The task:
Pictures aside, quote the whole listing exactly.
·····
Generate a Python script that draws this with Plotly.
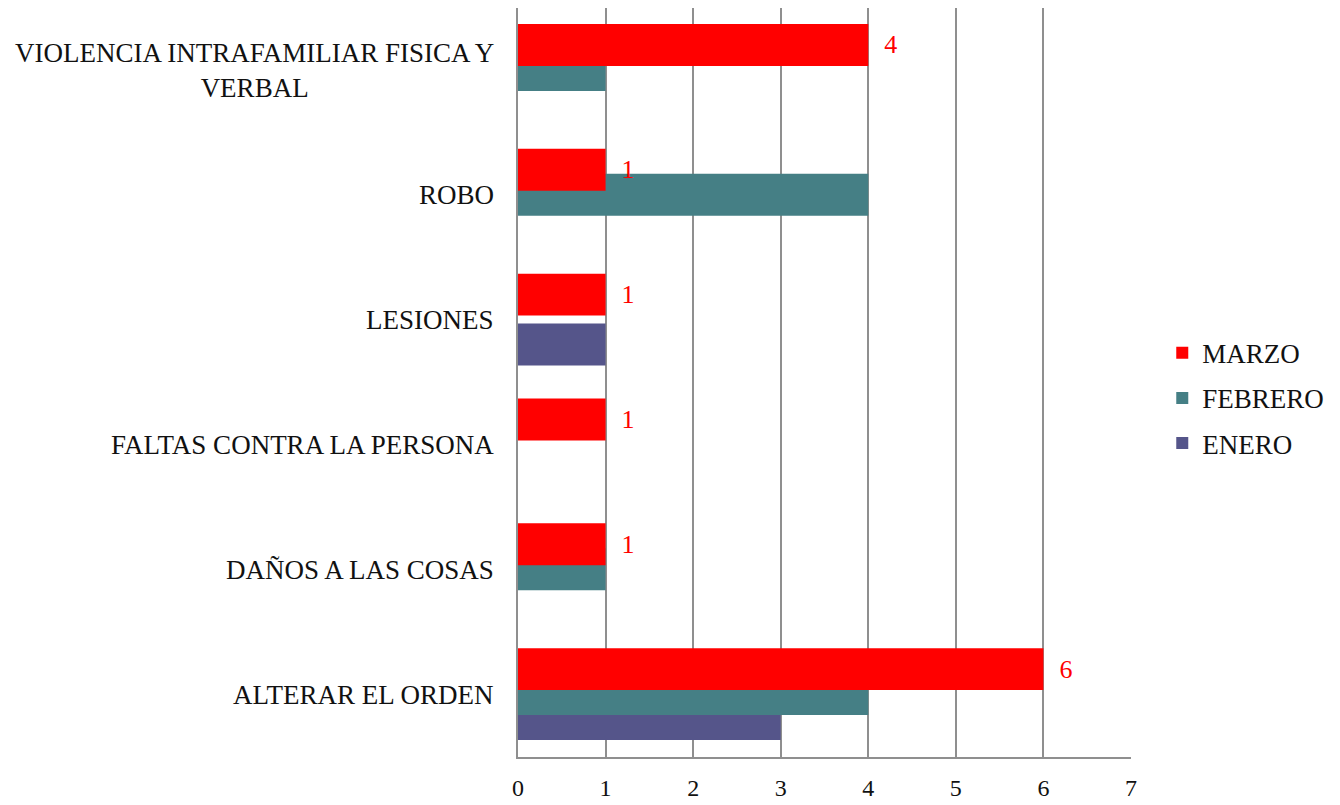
import plotly.graph_objects as go

categorias = ["ALTERAR EL ORDEN", "DAÑOS A LAS COSAS", "FALTAS CONTRA LA PERSONA",
              "LESIONES", "ROBO", "VIOLENCIA INTRAFAMILIAR FISICA Y<br>VERBAL"]
enero = [3, 0, 0, 1, 0, 0]
febrero = [4, 1, 0, 0, 4, 1]
marzo = [6, 1, 1, 1, 1, 4]
ticks_x = [0, 1, 2, 3, 4, 5, 6, 7]

fuente = "Liberation Serif"
gris = "#8f8f8f"

fig = go.Figure()

# Excel-style overlapping bars: each bar 0.336 tall, shifted 0.2 per series
series = [("ENERO", enero, "#55558a", -0.364, 3),
          ("FEBRERO", febrero, "#457f85", -0.164, 2),
          ("MARZO", marzo, "#ff0000", 0.036, 1)]
for nombre, vals, color, off, rank in series:
    fig.add_trace(go.Bar(
        y=list(range(len(categorias))), x=vals, orientation="h", name=nombre,
        legendgroup=nombre, legendrank=rank,
        marker=dict(color=color, line=dict(width=0)),
        width=0.336, offset=off, cliponaxis=False,
        text=["  " + str(v) for v in vals] if nombre == "MARZO" else None,
        textposition="outside" if nombre == "MARZO" else "none",
        textfont=dict(family=fuente, size=26, color="#ff0000"),
    ))

for i, cat in enumerate(categorias):
    fig.add_annotation(x=0, xref="paper", xanchor="right", xshift=-22,
                       y=i, yref="y", text=cat, showarrow=False, align="center",
                       font=dict(family=fuente, size=27, color="#111111"))

# page body has an 8px margin, so the figure is 8px smaller each way
fig.update_layout(
    width=1332, height=797,
    margin=dict(l=510, r=209, t=0, b=48, autoexpand=False),
    plot_bgcolor="white", paper_bgcolor="white",
    barmode="overlay",
    font=dict(family=fuente, color="#111111"),
    legend=dict(x=1.051, y=0.479, xanchor="left", yanchor="middle",
                traceorder="grouped", tracegroupgap=7,
                font=dict(family=fuente, size=27, color="#111111")),
    xaxis=dict(range=[0, 7], tickvals=ticks_x, showgrid=True, gridcolor=gris,
               gridwidth=2, showline=True, linecolor=gris, linewidth=2,
               zeroline=False, ticks="", ticklabelstandoff=8, automargin=False,
               tickfont=dict(family=fuente, size=24, color="#111111")),
    yaxis=dict(range=[-0.5, 5.5], showticklabels=False, showgrid=False,
               showline=True, linecolor=gris, linewidth=2, zeroline=False,
               automargin=False),
)

fig.write_html("out.html")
·····
Completed task:
Generate a Python script that draws this with Plotly.
import plotly.graph_objects as go

categorias = ["ALTERAR EL ORDEN", "DAÑOS A LAS COSAS", "FALTAS CONTRA LA PERSONA",
              "LESIONES", "ROBO", "VIOLENCIA INTRAFAMILIAR FISICA Y<br>VERBAL"]
enero = [3, 0, 0, 1, 0, 0]
febrero = [4, 1, 0, 0, 4, 1]
marzo = [6, 1, 1, 1, 1, 4]
ticks_x = [0, 1, 2, 3, 4, 5, 6, 7]

fuente = "Liberation Serif"
gris = "#8f8f8f"

fig = go.Figure()

# Excel-style overlapping bars: each bar 0.336 tall, shifted 0.2 per series
series = [("ENERO", enero, "#55558a", -0.364, 3),
          ("FEBRERO", febrero, "#457f85", -0.164, 2),
          ("MARZO", marzo, "#ff0000", 0.036, 1)]
for nombre, vals, color, off, rank in series:
    fig.add_trace(go.Bar(
        y=list(range(len(categorias))), x=vals, orientation="h", name=nombre,
        legendgroup=nombre, legendrank=rank,
        marker=dict(color=color, line=dict(width=0)),
        width=0.336, offset=off, cliponaxis=False,
        text=["  " + str(v) for v in vals] if nombre == "MARZO" else None,
        textposition="outside" if nombre == "MARZO" else "none",
        textfont=dict(family=fuente, size=26, color="#ff0000"),
    ))

for i, cat in enumerate(categorias):
    fig.add_annotation(x=0, xref="paper", xanchor="right", xshift=-22,
                       y=i, yref="y", text=cat, showarrow=False, align="center",
                       font=dict(family=fuente, size=27, color="#111111"))

# page body has an 8px margin, so the figure is 8px smaller each way
fig.update_layout(
    width=1332, height=797,
    margin=dict(l=510, r=209, t=0, b=48, autoexpand=False),
    plot_bgcolor="white", paper_bgcolor="white",
    barmode="overlay",
    font=dict(family=fuente, color="#111111"),
    legend=dict(x=1.051, y=0.479, xanchor="left", yanchor="middle",
                traceorder="grouped", tracegroupgap=7,
                font=dict(family=fuente, size=27, color="#111111")),
    xaxis=dict(range=[0, 7], tickvals=ticks_x, showgrid=True, gridcolor=gris,
               gridwidth=2, showline=True, linecolor=gris, linewidth=2,
               zeroline=False, ticks="", ticklabelstandoff=8, automargin=False,
               tickfont=dict(family=fuente, size=24, color="#111111")),
    yaxis=dict(range=[-0.5, 5.5], showticklabels=False, showgrid=False,
               showline=True, linecolor=gris, linewidth=2, zeroline=False,
               automargin=False),
)

fig.write_html("out.html")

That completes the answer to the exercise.